Bruce Lenthall. Radio's America: The Great Depression and the Rise of Modern Mass Culture. Chicago, IL. University of Chicago Press, 2008.

Bruce Lenthall argues that radio’s intimacy was a tool for people to come to terms with the distancing stresses (personal and cultural) that modernization was creating, with radio itself a prime example of a technological and social instrument of modernization. Radio, like cars in Cotten Seiller's account, paradoxically symbolized and helped intensify the anxieties it partially alleviated.


On the one hand, radio spurred the cultural progression that was then underway by encouraging a model of one person speaking to many, a form of political and cultural exchange that privileged some speakers while marginalizing most others. Some public intellectuals of the 1930s, such as economist William Orton (on the right) and Marxist journalist James Rorty (on the left) feared that mass culture would overwhelm individual voices and choices, cordoning off public speech to all but the powerful, who would use the airwaves to engineer mass mind. Orton believed radio producers created inferior, uniform, cultural products that eliminated not only high culture but also minority cultures. Rorty, on the other hand, criticized radio’s concentration of cultural production under corporate control so only a few individuals could decide what mass audiences were allowed to hear.

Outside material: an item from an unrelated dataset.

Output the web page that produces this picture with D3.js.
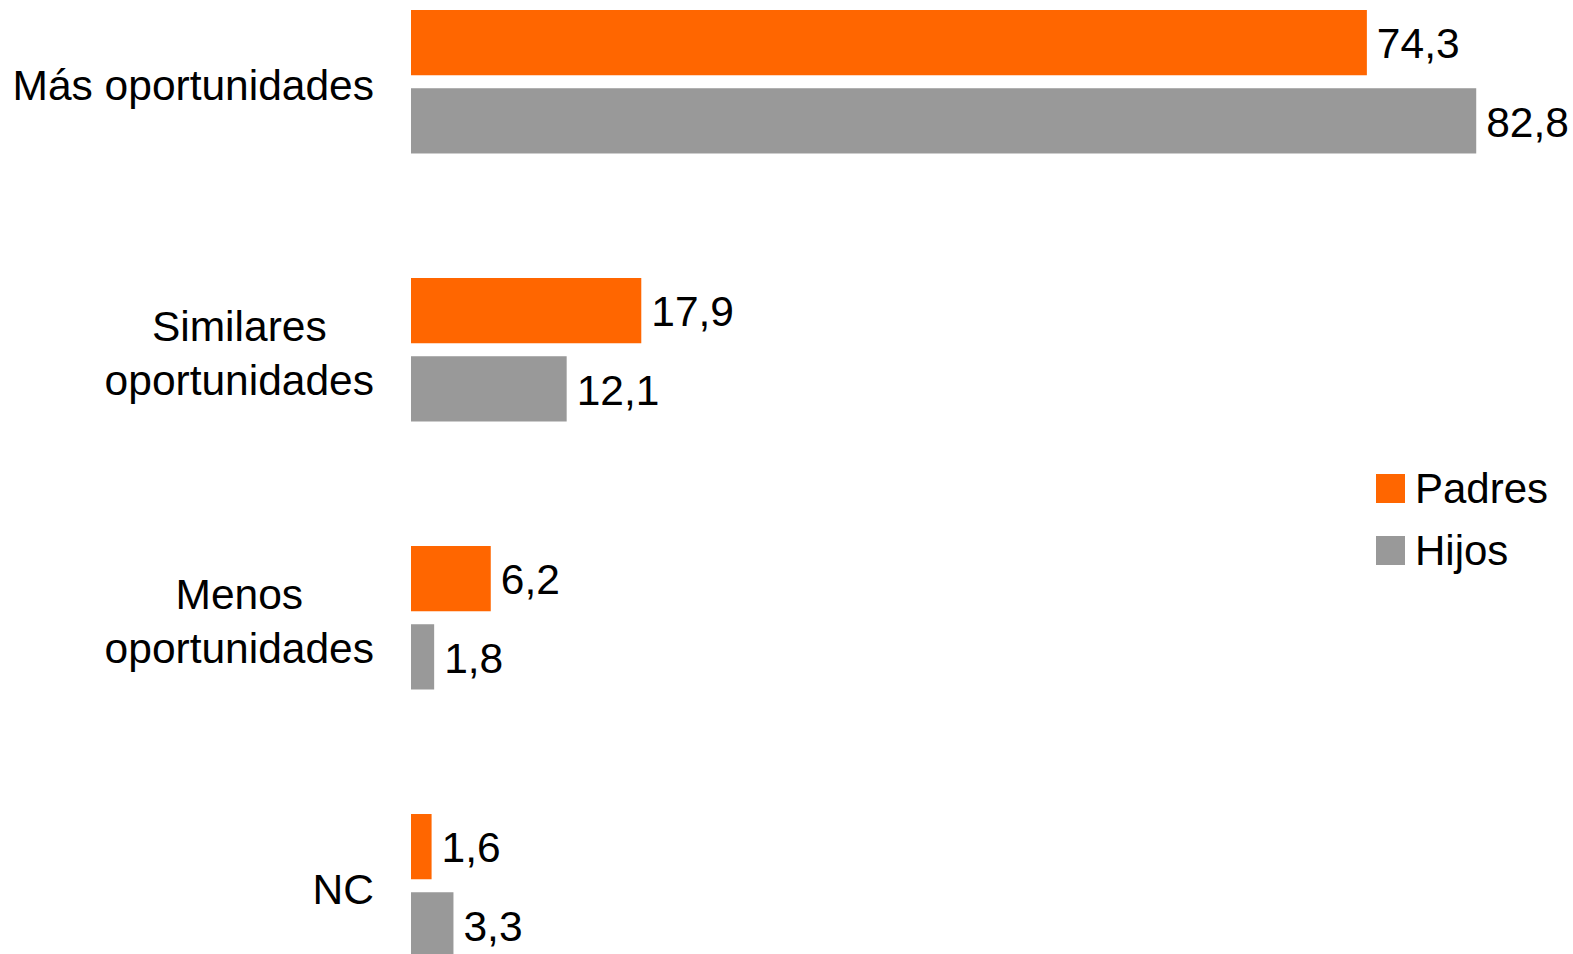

On the other hand, by looking at Roosevelt’s fireside chats, popular radio champions such as Father Charles Coughlin and Dr. John Brinkley, as well as the efforts by executives hoping that radio could make art matter, radio forged connections among listeners, programmers, and political leaders and enabled communities to develop across once impenetrable geographic barriers. Looking at letters sent to popular radio programs, Lenthall shows that listeners imagined personal relationships with announcers on entertainment and public affairs programs and found themselves, often for the first time in their lives, connected with an evolving complex national community and believing they had some influence in mass society.


While Coughlin and Brinkley represented regressive and conservative voices, left-leaning writers such as Norman Corvin, Archibald MacLeish, Stephen Vincent Benet, and Arch Oboler demonstrated the “laboring of American culture” and filled scheduled hours lacking advertiser support with Modernist radio plays that pushed critical social, economic, and political messages - a stance taken up by broadcast television ten years later. Although Lenthall admits that Cold-War McCarthysim pushed these radio playwrights from the air after the war, he sees their work as an answer to the criticisms of radio and mass culture by Rorty, Orton, and a critical scholar such as Theodor Adorno.


Lethal concludes that neither critics nor defenders got the significance of radio completely right. Like Spiegel argues with television, the meaning of radio, Lenthall argues, can be found in some delicate balances between individual authority and centralized mass culture. If Americans learned to accept the new rules of mass culture, such as the power of corporations to control broadcast programming, they also found ways to push back as individuals, leaving their stamp on the culture they inhabited. Radio’s uniqueness as a medium of expressive culture could and did utilitze its inherent properties for bringing new ideas and forms into the public consciousness, despite consolidated and ultimately money-driven culturally conservative control.